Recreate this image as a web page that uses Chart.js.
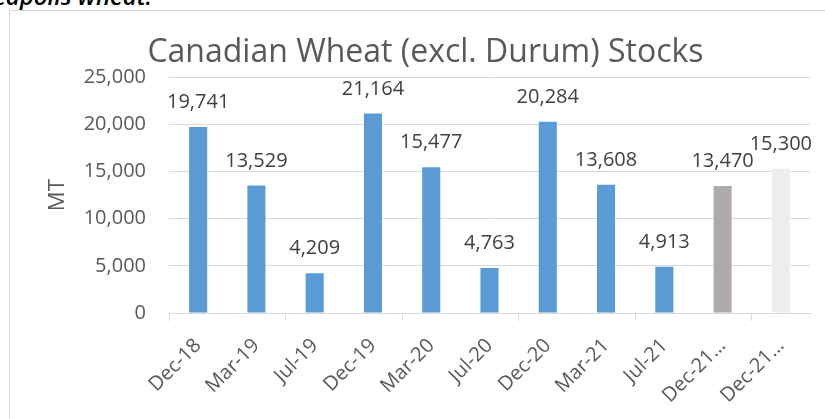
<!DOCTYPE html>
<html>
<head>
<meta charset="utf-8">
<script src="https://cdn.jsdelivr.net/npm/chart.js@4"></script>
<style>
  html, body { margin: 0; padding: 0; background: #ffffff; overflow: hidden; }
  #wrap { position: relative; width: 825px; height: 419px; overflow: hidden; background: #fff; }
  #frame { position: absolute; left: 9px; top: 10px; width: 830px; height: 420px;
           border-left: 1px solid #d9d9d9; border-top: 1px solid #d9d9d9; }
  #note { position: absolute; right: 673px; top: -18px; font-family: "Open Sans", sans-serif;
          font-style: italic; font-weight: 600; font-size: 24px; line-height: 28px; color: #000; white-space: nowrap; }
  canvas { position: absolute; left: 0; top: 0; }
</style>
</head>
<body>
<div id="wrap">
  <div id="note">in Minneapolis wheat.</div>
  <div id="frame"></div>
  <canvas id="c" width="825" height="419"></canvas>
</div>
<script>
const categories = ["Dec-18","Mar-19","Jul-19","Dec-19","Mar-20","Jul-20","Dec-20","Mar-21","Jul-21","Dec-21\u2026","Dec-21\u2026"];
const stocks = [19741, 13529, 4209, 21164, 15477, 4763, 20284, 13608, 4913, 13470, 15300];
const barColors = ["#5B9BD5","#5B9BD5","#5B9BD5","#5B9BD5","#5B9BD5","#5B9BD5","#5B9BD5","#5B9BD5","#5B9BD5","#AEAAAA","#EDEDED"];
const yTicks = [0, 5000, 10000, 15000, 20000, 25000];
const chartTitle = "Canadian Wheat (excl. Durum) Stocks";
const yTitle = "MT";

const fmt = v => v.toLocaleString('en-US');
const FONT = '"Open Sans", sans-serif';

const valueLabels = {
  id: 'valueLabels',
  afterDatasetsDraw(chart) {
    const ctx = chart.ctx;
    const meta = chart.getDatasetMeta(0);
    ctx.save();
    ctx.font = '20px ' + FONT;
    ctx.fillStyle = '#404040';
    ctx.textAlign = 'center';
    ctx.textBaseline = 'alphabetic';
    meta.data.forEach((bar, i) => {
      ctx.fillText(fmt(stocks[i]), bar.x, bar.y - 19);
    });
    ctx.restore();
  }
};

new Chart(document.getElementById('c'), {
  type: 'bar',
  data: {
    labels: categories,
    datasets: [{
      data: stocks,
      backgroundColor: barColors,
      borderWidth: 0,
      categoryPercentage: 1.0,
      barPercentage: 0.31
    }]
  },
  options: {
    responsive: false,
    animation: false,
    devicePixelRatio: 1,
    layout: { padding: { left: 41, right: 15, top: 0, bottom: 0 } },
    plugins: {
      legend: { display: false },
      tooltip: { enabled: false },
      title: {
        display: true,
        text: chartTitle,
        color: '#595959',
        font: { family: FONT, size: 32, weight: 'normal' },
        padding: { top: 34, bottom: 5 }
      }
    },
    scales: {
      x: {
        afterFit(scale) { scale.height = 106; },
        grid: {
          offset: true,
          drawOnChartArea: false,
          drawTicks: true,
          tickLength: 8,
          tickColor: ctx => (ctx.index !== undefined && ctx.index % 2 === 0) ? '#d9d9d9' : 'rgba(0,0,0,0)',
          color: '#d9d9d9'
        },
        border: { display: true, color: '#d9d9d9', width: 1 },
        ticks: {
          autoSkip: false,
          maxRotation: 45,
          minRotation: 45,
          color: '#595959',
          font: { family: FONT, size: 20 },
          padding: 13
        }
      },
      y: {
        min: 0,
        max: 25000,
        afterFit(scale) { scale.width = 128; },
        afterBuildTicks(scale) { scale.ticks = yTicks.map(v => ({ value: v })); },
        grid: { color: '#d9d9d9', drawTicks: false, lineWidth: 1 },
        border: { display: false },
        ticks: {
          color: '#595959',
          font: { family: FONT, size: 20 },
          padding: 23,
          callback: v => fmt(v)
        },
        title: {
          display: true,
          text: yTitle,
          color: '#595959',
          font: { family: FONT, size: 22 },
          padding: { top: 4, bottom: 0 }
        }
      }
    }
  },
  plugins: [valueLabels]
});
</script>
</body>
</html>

────────────────

Make an exact copy of the listing above. Do not include the pictures.

**COMPLETE RESPONSE**
Recreate this image as a web page that uses Chart.js.
<!DOCTYPE html>
<html>
<head>
<meta charset="utf-8">
<script src="https://cdn.jsdelivr.net/npm/chart.js@4"></script>
<style>
  html, body { margin: 0; padding: 0; background: #ffffff; overflow: hidden; }
  #wrap { position: relative; width: 825px; height: 419px; overflow: hidden; background: #fff; }
  #frame { position: absolute; left: 9px; top: 10px; width: 830px; height: 420px;
           border-left: 1px solid #d9d9d9; border-top: 1px solid #d9d9d9; }
  #note { position: absolute; right: 673px; top: -18px; font-family: "Open Sans", sans-serif;
          font-style: italic; font-weight: 600; font-size: 24px; line-height: 28px; color: #000; white-space: nowrap; }
  canvas { position: absolute; left: 0; top: 0; }
</style>
</head>
<body>
<div id="wrap">
  <div id="note">in Minneapolis wheat.</div>
  <div id="frame"></div>
  <canvas id="c" width="825" height="419"></canvas>
</div>
<script>
const categories = ["Dec-18","Mar-19","Jul-19","Dec-19","Mar-20","Jul-20","Dec-20","Mar-21","Jul-21","Dec-21\u2026","Dec-21\u2026"];
const stocks = [19741, 13529, 4209, 21164, 15477, 4763, 20284, 13608, 4913, 13470, 15300];
const barColors = ["#5B9BD5","#5B9BD5","#5B9BD5","#5B9BD5","#5B9BD5","#5B9BD5","#5B9BD5","#5B9BD5","#5B9BD5","#AEAAAA","#EDEDED"];
const yTicks = [0, 5000, 10000, 15000, 20000, 25000];
const chartTitle = "Canadian Wheat (excl. Durum) Stocks";
const yTitle = "MT";

const fmt = v => v.toLocaleString('en-US');
const FONT = '"Open Sans", sans-serif';

const valueLabels = {
  id: 'valueLabels',
  afterDatasetsDraw(chart) {
    const ctx = chart.ctx;
    const meta = chart.getDatasetMeta(0);
    ctx.save();
    ctx.font = '20px ' + FONT;
    ctx.fillStyle = '#404040';
    ctx.textAlign = 'center';
    ctx.textBaseline = 'alphabetic';
    meta.data.forEach((bar, i) => {
      ctx.fillText(fmt(stocks[i]), bar.x, bar.y - 19);
    });
    ctx.restore();
  }
};

new Chart(document.getElementById('c'), {
  type: 'bar',
  data: {
    labels: categories,
    datasets: [{
      data: stocks,
      backgroundColor: barColors,
      borderWidth: 0,
      categoryPercentage: 1.0,
      barPercentage: 0.31
    }]
  },
  options: {
    responsive: false,
    animation: false,
    devicePixelRatio: 1,
    layout: { padding: { left: 41, right: 15, top: 0, bottom: 0 } },
    plugins: {
      legend: { display: false },
      tooltip: { enabled: false },
      title: {
        display: true,
        text: chartTitle,
        color: '#595959',
        font: { family: FONT, size: 32, weight: 'normal' },
        padding: { top: 34, bottom: 5 }
      }
    },
    scales: {
      x: {
        afterFit(scale) { scale.height = 106; },
        grid: {
          offset: true,
          drawOnChartArea: false,
          drawTicks: true,
          tickLength: 8,
          tickColor: ctx => (ctx.index !== undefined && ctx.index % 2 === 0) ? '#d9d9d9' : 'rgba(0,0,0,0)',
          color: '#d9d9d9'
        },
        border: { display: true, color: '#d9d9d9', width: 1 },
        ticks: {
          autoSkip: false,
          maxRotation: 45,
          minRotation: 45,
          color: '#595959',
          font: { family: FONT, size: 20 },
          padding: 13
        }
      },
      y: {
        min: 0,
        max: 25000,
        afterFit(scale) { scale.width = 128; },
        afterBuildTicks(scale) { scale.ticks = yTicks.map(v => ({ value: v })); },
        grid: { color: '#d9d9d9', drawTicks: false, lineWidth: 1 },
        border: { display: false },
        ticks: {
          color: '#595959',
          font: { family: FONT, size: 20 },
          padding: 23,
          callback: v => fmt(v)
        },
        title: {
          display: true,
          text: yTitle,
          color: '#595959',
          font: { family: FONT, size: 22 },
          padding: { top: 4, bottom: 0 }
        }
      }
    }
  },
  plugins: [valueLabels]
});
</script>
</body>
</html>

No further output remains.